DATA BLOCK:
━━━━━━━━━━━━━━━━

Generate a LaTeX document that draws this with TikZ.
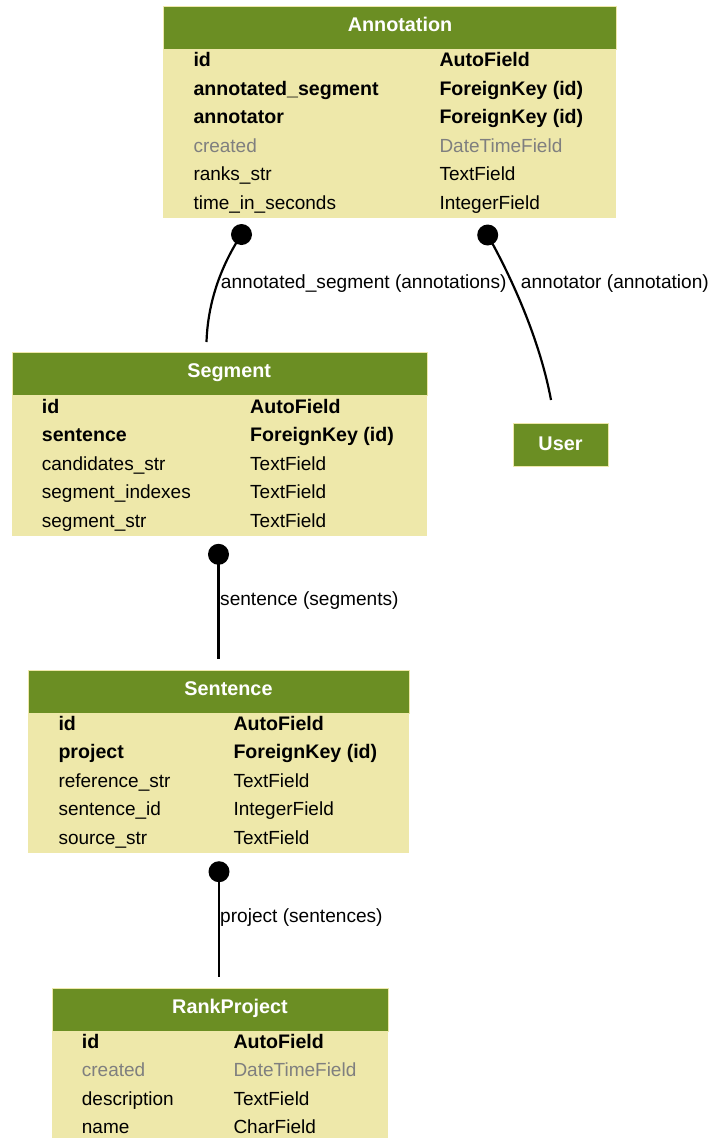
\documentclass[tikz,border=0pt]{standalone}
\usepackage{fontspec}
\setmainfont{Liberation Sans}
\definecolor{olivehdr}{HTML}{6B8E23}
\definecolor{palebody}{HTML}{EEE8AA}
\definecolor{fieldgray}{HTML}{7F7F7F}
\begin{document}
\begin{tikzpicture}[x=1pt,y=-1pt,
  hdr/.style={fill=olivehdr, draw=palebody, line width=0.8pt, anchor=north west, inner sep=0, minimum height=43pt},
  bodybox/.style={fill=palebody, anchor=north west, inner sep=0},
  ttl/.style={text=white, font=\fontsize{19.8}{22}\selectfont\bfseries, anchor=base, inner sep=0},
  fb/.style={font=\fontsize{19.6}{22}\selectfont\bfseries, anchor=base west, inner sep=0},
  fr/.style={font=\fontsize{19.0}{22}\selectfont, anchor=base west, inner sep=0},
  fg/.style={fr, text=fieldgray},
  dotnode/.style={circle, fill=black, minimum size=21pt, inner sep=0},
  rel/.style={line width=2.2pt},
  lbl/.style={font=\fontsize{19.1}{22}\selectfont, anchor=base west, inner sep=0}]

\fill[white] (0,0) rectangle (712,1138);
\useasboundingbox (0,0) rectangle (712,1138);

% ---------- Annotation ----------
\node[bodybox, minimum width=453pt, minimum height=169pt] (ann-body) at (163,49) {};
\node[hdr, minimum width=453pt] (ann-hdr) at (163,6) {};
\node[ttl] (ann-title) at (400,31.7) {Annotation};
\node[fb] (ann-n1) at (193.3,66.7) {id};
\node[fb] (ann-t1) at (439.3,66.7) {AutoField};
\node[fb] (ann-n2) at (193.3,95.2) {annotated\_segment};
\node[fb] (ann-t2) at (439.3,95.2) {ForeignKey (id)};
\node[fb] (ann-n3) at (193.3,123.7) {annotator};
\node[fb] (ann-t3) at (439.3,123.7) {ForeignKey (id)};
\node[fg] (ann-n4) at (193.3,152.2) {created};
\node[fg] (ann-t4) at (439.3,152.2) {DateTimeField};
\node[fr] (ann-n5) at (193.3,180.7) {ranks\_str};
\node[fr] (ann-t5) at (439.3,180.7) {TextField};
\node[fr] (ann-n6) at (193.3,209.2) {time\_in\_seconds};
\node[fr] (ann-t6) at (439.3,209.2) {IntegerField};

% ---------- Segment ----------
\node[bodybox, minimum width=415pt, minimum height=141pt] (seg-body) at (11.7,395) {};
\node[hdr, minimum width=415pt] (seg-hdr) at (11.7,352) {};
\node[ttl] (seg-title) at (229.2,377.7) {Segment};
\node[fb] (seg-n1) at (41.7,413.3) {id};
\node[fb] (seg-t1) at (250,413.3) {AutoField};
\node[fb] (seg-n2) at (41.7,441.8) {sentence};
\node[fb] (seg-t2) at (250,441.8) {ForeignKey (id)};
\node[fr] (seg-n3) at (41.7,470.3) {candidates\_str};
\node[fr] (seg-t3) at (250,470.3) {TextField};
\node[fr] (seg-n4) at (41.7,498.8) {segment\_indexes};
\node[fr] (seg-t4) at (250,498.8) {TextField};
\node[fr] (seg-n5) at (41.7,527.3) {segment\_str};
\node[fr] (seg-t5) at (250,527.3) {TextField};

% ---------- User ----------
\node[hdr, minimum width=95pt] (user) at (513,423) {};
\node[ttl] (user-title) at (560.5,450) {User};

% ---------- Sentence ----------
\node[bodybox, minimum width=381pt, minimum height=140.5pt] (sen-body) at (28,712.5) {};
\node[hdr, minimum width=381pt] (sen-hdr) at (28,669.5) {};
\node[ttl] (sen-title) at (228.5,695.2) {Sentence};
\node[fb] (sen-n1) at (58.3,730.2) {id};
\node[fb] (sen-t1) at (233.3,730.2) {AutoField};
\node[fb] (sen-n2) at (58.3,758.7) {project};
\node[fb] (sen-t2) at (233.3,758.7) {ForeignKey (id)};
\node[fr] (sen-n3) at (58.3,787.2) {reference\_str};
\node[fr] (sen-t3) at (233.3,787.2) {TextField};
\node[fr] (sen-n4) at (58.3,815.7) {sentence\_id};
\node[fr] (sen-t4) at (233.3,815.7) {IntegerField};
\node[fr] (sen-n5) at (58.3,844.2) {source\_str};
\node[fr] (sen-t5) at (233.3,844.2) {TextField};

% ---------- RankProject ----------
\node[bodybox, minimum width=336pt, minimum height=107.5pt] (rp-body) at (52,1030.5) {};
\node[hdr, minimum width=336pt] (rp-hdr) at (52,987.5) {};
\node[ttl] (rp-title) at (230,1013.2) {RankProject};
\node[fb] (rp-n1) at (81.7,1048.3) {id};
\node[fb] (rp-t1) at (233.3,1048.3) {AutoField};
\node[fg] (rp-n2) at (81.7,1076.8) {created};
\node[fg] (rp-t2) at (233.3,1076.8) {DateTimeField};
\node[fr] (rp-n3) at (81.7,1105.3) {description};
\node[fr] (rp-t3) at (233.3,1105.3) {TextField};
\node[fr] (rp-n4) at (81.7,1133.8) {name};
\node[fr] (rp-t4) at (233.3,1133.8) {CharField};

% ---------- Relations ----------
\coordinate (c1) at (241.5,234.5);
\coordinate (e1) at (206.5,342);
\draw[rel] (c1) .. controls (226,258) and (208,295) .. (e1);
\node[dotnode] (d1) at (c1) {};
\node[lbl] (l1) at (220.7,288.3) {annotated\_segment (annotations)};

\coordinate (c2) at (487.7,235);
\coordinate (e2) at (551,400);
\draw[rel] (c2) .. controls (503,262) and (538,330) .. (e2);
\node[dotnode] (d2) at (c2) {};
\node[lbl] (l2) at (520.7,288.3) {annotator (annotation)};

\coordinate (c3) at (218.5,554.3);
\coordinate (e3) at (218.5,659);
\draw[rel] (c3) -- (e3);
\node[dotnode] (d3) at (c3) {};
\node[lbl] (l3) at (220,605) {sentence (segments)};

\coordinate (c4) at (219,871.7);
\coordinate (e4) at (219,977);
\draw[rel] (c4) -- (e4);
\node[dotnode] (d4) at (c4) {};
\node[lbl] (l4) at (220,922.5) {project (sentences)};
\end{tikzpicture}
\end{document}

━━━━━━━━━━━━━━━━

SHORT TASK: Copy out each line exactly, without the pictures.

TASK RESULT:
Generate a LaTeX document that draws this with TikZ.
\documentclass[tikz,border=0pt]{standalone}
\usepackage{fontspec}
\setmainfont{Liberation Sans}
\definecolor{olivehdr}{HTML}{6B8E23}
\definecolor{palebody}{HTML}{EEE8AA}
\definecolor{fieldgray}{HTML}{7F7F7F}
\begin{document}
\begin{tikzpicture}[x=1pt,y=-1pt,
  hdr/.style={fill=olivehdr, draw=palebody, line width=0.8pt, anchor=north west, inner sep=0, minimum height=43pt},
  bodybox/.style={fill=palebody, anchor=north west, inner sep=0},
  ttl/.style={text=white, font=\fontsize{19.8}{22}\selectfont\bfseries, anchor=base, inner sep=0},
  fb/.style={font=\fontsize{19.6}{22}\selectfont\bfseries, anchor=base west, inner sep=0},
  fr/.style={font=\fontsize{19.0}{22}\selectfont, anchor=base west, inner sep=0},
  fg/.style={fr, text=fieldgray},
  dotnode/.style={circle, fill=black, minimum size=21pt, inner sep=0},
  rel/.style={line width=2.2pt},
  lbl/.style={font=\fontsize{19.1}{22}\selectfont, anchor=base west, inner sep=0}]

\fill[white] (0,0) rectangle (712,1138);
\useasboundingbox (0,0) rectangle (712,1138);

% ---------- Annotation ----------
\node[bodybox, minimum width=453pt, minimum height=169pt] (ann-body) at (163,49) {};
\node[hdr, minimum width=453pt] (ann-hdr) at (163,6) {};
\node[ttl] (ann-title) at (400,31.7) {Annotation};
\node[fb] (ann-n1) at (193.3,66.7) {id};
\node[fb] (ann-t1) at (439.3,66.7) {AutoField};
\node[fb] (ann-n2) at (193.3,95.2) {annotated\_segment};
\node[fb] (ann-t2) at (439.3,95.2) {ForeignKey (id)};
\node[fb] (ann-n3) at (193.3,123.7) {annotator};
\node[fb] (ann-t3) at (439.3,123.7) {ForeignKey (id)};
\node[fg] (ann-n4) at (193.3,152.2) {created};
\node[fg] (ann-t4) at (439.3,152.2) {DateTimeField};
\node[fr] (ann-n5) at (193.3,180.7) {ranks\_str};
\node[fr] (ann-t5) at (439.3,180.7) {TextField};
\node[fr] (ann-n6) at (193.3,209.2) {time\_in\_seconds};
\node[fr] (ann-t6) at (439.3,209.2) {IntegerField};

% ---------- Segment ----------
\node[bodybox, minimum width=415pt, minimum height=141pt] (seg-body) at (11.7,395) {};
\node[hdr, minimum width=415pt] (seg-hdr) at (11.7,352) {};
\node[ttl] (seg-title) at (229.2,377.7) {Segment};
\node[fb] (seg-n1) at (41.7,413.3) {id};
\node[fb] (seg-t1) at (250,413.3) {AutoField};
\node[fb] (seg-n2) at (41.7,441.8) {sentence};
\node[fb] (seg-t2) at (250,441.8) {ForeignKey (id)};
\node[fr] (seg-n3) at (41.7,470.3) {candidates\_str};
\node[fr] (seg-t3) at (250,470.3) {TextField};
\node[fr] (seg-n4) at (41.7,498.8) {segment\_indexes};
\node[fr] (seg-t4) at (250,498.8) {TextField};
\node[fr] (seg-n5) at (41.7,527.3) {segment\_str};
\node[fr] (seg-t5) at (250,527.3) {TextField};

% ---------- User ----------
\node[hdr, minimum width=95pt] (user) at (513,423) {};
\node[ttl] (user-title) at (560.5,450) {User};

% ---------- Sentence ----------
\node[bodybox, minimum width=381pt, minimum height=140.5pt] (sen-body) at (28,712.5) {};
\node[hdr, minimum width=381pt] (sen-hdr) at (28,669.5) {};
\node[ttl] (sen-title) at (228.5,695.2) {Sentence};
\node[fb] (sen-n1) at (58.3,730.2) {id};
\node[fb] (sen-t1) at (233.3,730.2) {AutoField};
\node[fb] (sen-n2) at (58.3,758.7) {project};
\node[fb] (sen-t2) at (233.3,758.7) {ForeignKey (id)};
\node[fr] (sen-n3) at (58.3,787.2) {reference\_str};
\node[fr] (sen-t3) at (233.3,787.2) {TextField};
\node[fr] (sen-n4) at (58.3,815.7) {sentence\_id};
\node[fr] (sen-t4) at (233.3,815.7) {IntegerField};
\node[fr] (sen-n5) at (58.3,844.2) {source\_str};
\node[fr] (sen-t5) at (233.3,844.2) {TextField};

% ---------- RankProject ----------
\node[bodybox, minimum width=336pt, minimum height=107.5pt] (rp-body) at (52,1030.5) {};
\node[hdr, minimum width=336pt] (rp-hdr) at (52,987.5) {};
\node[ttl] (rp-title) at (230,1013.2) {RankProject};
\node[fb] (rp-n1) at (81.7,1048.3) {id};
\node[fb] (rp-t1) at (233.3,1048.3) {AutoField};
\node[fg] (rp-n2) at (81.7,1076.8) {created};
\node[fg] (rp-t2) at (233.3,1076.8) {DateTimeField};
\node[fr] (rp-n3) at (81.7,1105.3) {description};
\node[fr] (rp-t3) at (233.3,1105.3) {TextField};
\node[fr] (rp-n4) at (81.7,1133.8) {name};
\node[fr] (rp-t4) at (233.3,1133.8) {CharField};

% ---------- Relations ----------
\coordinate (c1) at (241.5,234.5);
\coordinate (e1) at (206.5,342);
\draw[rel] (c1) .. controls (226,258) and (208,295) .. (e1);
\node[dotnode] (d1) at (c1) {};
\node[lbl] (l1) at (220.7,288.3) {annotated\_segment (annotations)};

\coordinate (c2) at (487.7,235);
\coordinate (e2) at (551,400);
\draw[rel] (c2) .. controls (503,262) and (538,330) .. (e2);
\node[dotnode] (d2) at (c2) {};
\node[lbl] (l2) at (520.7,288.3) {annotator (annotation)};

\coordinate (c3) at (218.5,554.3);
\coordinate (e3) at (218.5,659);
\draw[rel] (c3) -- (e3);
\node[dotnode] (d3) at (c3) {};
\node[lbl] (l3) at (220,605) {sentence (segments)};

\coordinate (c4) at (219,871.7);
\coordinate (e4) at (219,977);
\draw[rel] (c4) -- (e4);
\node[dotnode] (d4) at (c4) {};
\node[lbl] (l4) at (220,922.5) {project (sentences)};
\end{tikzpicture}
\end{document}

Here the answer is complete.